Past recipients of the prize have included Nelson Mandela (1989), “The Red Indians” (1991), Louis Farrakhan (1996), Fidel Castro (1998), and Hugo Chávez (2004).

But it’s the current recipient who is the most interesting: none other than the prime minister of Turkey, Recep Tayyip Erdoğan. He accepted the prize in Tripoli, Libya, on Dec. 1, 2010, for his “distinguished service to humanity.” In his acceptance speech, Erdoğan said that the award will further encourage him to fight for human rights and that “Islamophobia” is a crime against humanity.
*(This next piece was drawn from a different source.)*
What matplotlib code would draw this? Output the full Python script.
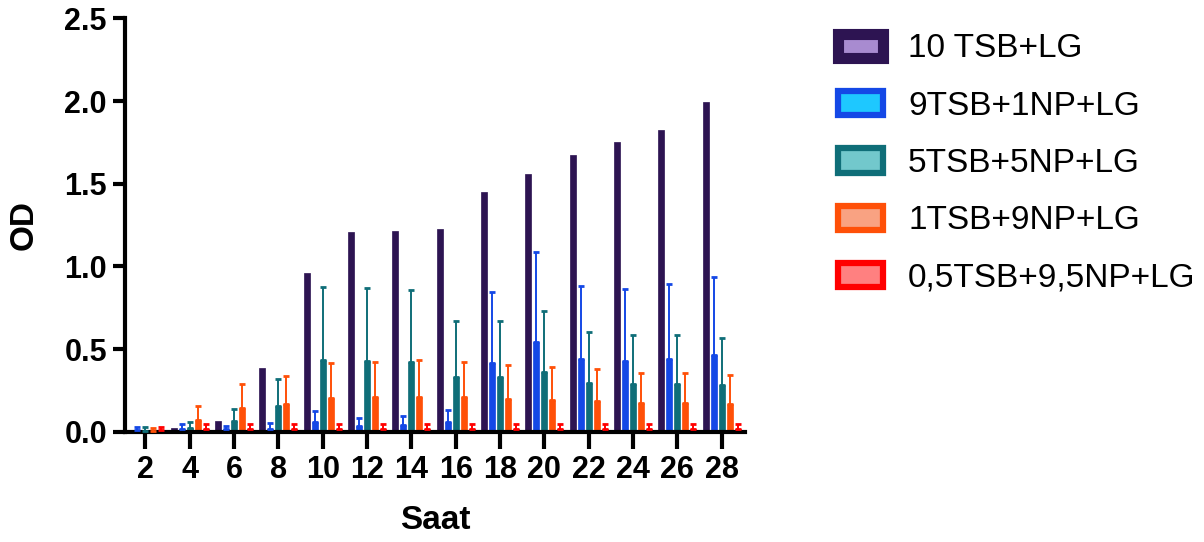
import matplotlib
matplotlib.use("Agg")
import matplotlib.pyplot as plt
import numpy as np
from matplotlib.patches import Patch

# ---------------------------------------------------------------------------
# Data
# ---------------------------------------------------------------------------
hours = [2, 4, 6, 8, 10, 12, 14, 16, 18, 20, 22, 24, 26, 28]

series_names = [
    "10 TSB+LG",
    "9TSB+1NP+LG",
    "5TSB+5NP+LG",
    "1TSB+9NP+LG",
    "0,5TSB+9,5NP+LG",
]

tsb10_mean = [0.01, 0.02, 0.065, 0.387, 0.958, 1.21, 1.212, 1.226, 1.448, 1.561, 1.676, 1.751, 1.827, 1.995]
tsb10_top = tsb10_mean

np1_mean = [0.008, 0.015, 0.015, 0.015, 0.057, 0.034, 0.04, 0.06, 0.417, 0.541, 0.437, 0.427, 0.44, 0.464]
np1_top = [0.03, 0.047, 0.036, 0.05, 0.123, 0.081, 0.095, 0.133, 0.843, 1.087, 0.882, 0.864, 0.893, 0.936]

np5_mean = [0.005, 0.022, 0.065, 0.157, 0.434, 0.428, 0.424, 0.329, 0.329, 0.361, 0.297, 0.289, 0.289, 0.283]
np5_top = [0.03, 0.057, 0.135, 0.32, 0.877, 0.869, 0.857, 0.67, 0.672, 0.732, 0.602, 0.586, 0.585, 0.569]

np9_mean = [0.005, 0.071, 0.141, 0.166, 0.202, 0.208, 0.21, 0.208, 0.2, 0.192, 0.186, 0.173, 0.174, 0.166]
np9_top = [0.02, 0.154, 0.29, 0.339, 0.414, 0.424, 0.432, 0.424, 0.405, 0.391, 0.38, 0.357, 0.357, 0.341]

np95_mean = [0.01, 0.015, 0.015, 0.015, 0.015, 0.015, 0.015, 0.015, 0.015, 0.015, 0.016, 0.016, 0.016, 0.016]
np95_top = [0.03, 0.045, 0.045, 0.045, 0.047, 0.047, 0.047, 0.046, 0.046, 0.045, 0.045, 0.045, 0.045, 0.045]

means = [tsb10_mean, np1_mean, np5_mean, np9_mean, np95_mean]
tops = [tsb10_top, np1_top, np5_top, np9_top, np95_top]

# ---------------------------------------------------------------------------
# Style
# ---------------------------------------------------------------------------
EDGE_COLORS = ["#2D1452", "#1448E6", "#0F6E78", "#FF5008", "#FF0000"]
FILL_COLORS = ["#A88BD0", "#1EC8FF", "#72C8CC", "#F9A282", "#FF8080"]

FONT = "Liberation Sans"
TICK_FS = 22
LABEL_FS = 24
LEGEND_FS = 24

BAR_STEP = 0.36
BAR_W = 0.27


def main() -> None:
    plt.rcParams["font.family"] = [FONT, "DejaVu Sans"]

    fig = plt.figure(figsize=(12.04, 5.42), dpi=100)
    ax = fig.add_axes([0.1038, 0.2035, 0.5152, 0.7624])

    x = np.array(hours, dtype=float)
    for i, (m, t) in enumerate(zip(means, tops)):
        pos = x + (i - 2) * BAR_STEP
        m = np.array(m)
        err = np.clip(np.array(t) - m, 0, None)
        ax.bar(pos, m, width=BAR_W, color=EDGE_COLORS[i], edgecolor=EDGE_COLORS[i],
               linewidth=0.5, zorder=2)
        if i > 0:
            ax.errorbar(pos, m, yerr=[np.zeros_like(err), err], fmt="none",
                        ecolor=EDGE_COLORS[i], elinewidth=1.4, capsize=2.2,
                        capthick=2.0, zorder=3)

    ax.set_xlim(1.08, 29.07)
    ax.set_ylim(0, 2.5)
    ax.set_xticks(hours)
    ax.set_yticks([0.0, 0.5, 1.0, 1.5, 2.0, 2.5])
    ax.set_yticklabels(["0.0", "0.5", "1.0", "1.5", "2.0", "2.5"])

    for side in ("top", "right"):
        ax.spines[side].set_visible(False)
    for side in ("left", "bottom"):
        ax.spines[side].set_linewidth(3)
        ax.spines[side].set_capstyle("projecting")

    ax.tick_params(axis="both", width=3, length=9, direction="out",
                   labelsize=TICK_FS, pad=4)
    ax.tick_params(axis="x", length=12, pad=5)
    for lab in ax.get_xticklabels() + ax.get_yticklabels():
        lab.set_fontweight("bold")

    ax.set_xlabel("Saat", fontsize=LABEL_FS, fontweight="bold", labelpad=14)
    ax.set_ylabel("OD", fontsize=LABEL_FS, fontweight="bold", labelpad=18)

    handles = [
        Patch(facecolor=FILL_COLORS[i], edgecolor=EDGE_COLORS[i],
              linewidth=(8 if i == 0 else 4.5), label=series_names[i])
        for i in range(5)
    ]
    fig.legend(handles=handles, loc="upper left", bbox_to_anchor=(0.685, 0.963),
               frameon=False, fontsize=LEGEND_FS, handlelength=1.35,
               handleheight=0.75, handletextpad=0.75, labelspacing=0.79,
               borderaxespad=0)

    fig.savefig("out.png", dpi=100)
    plt.close(fig)


if __name__ == "__main__":
    main()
The report on this event in the pro-Erdoğan Zaman newspaper goes on:

[Erdoğan] reiterated that Turkey will not remain silent on the killing of nine innocent people by Israel in the Mediterranean, which he described as a sea of “friendship and brotherhood.” The Turkish prime minister added that he will continue to protect the rights of people in the Middle East and all around the world. . . . “The only thing we want in our region and in the globe is peace and justice.”

After receiving the award, Erdoğan reported on his meeting with Qaddafi, indicating that ties between the two countries are growing.

Comment: Accepting the “Al-Gaddafi International Prize for Human Rights” three months ago says all one needs to know about Erdoğan.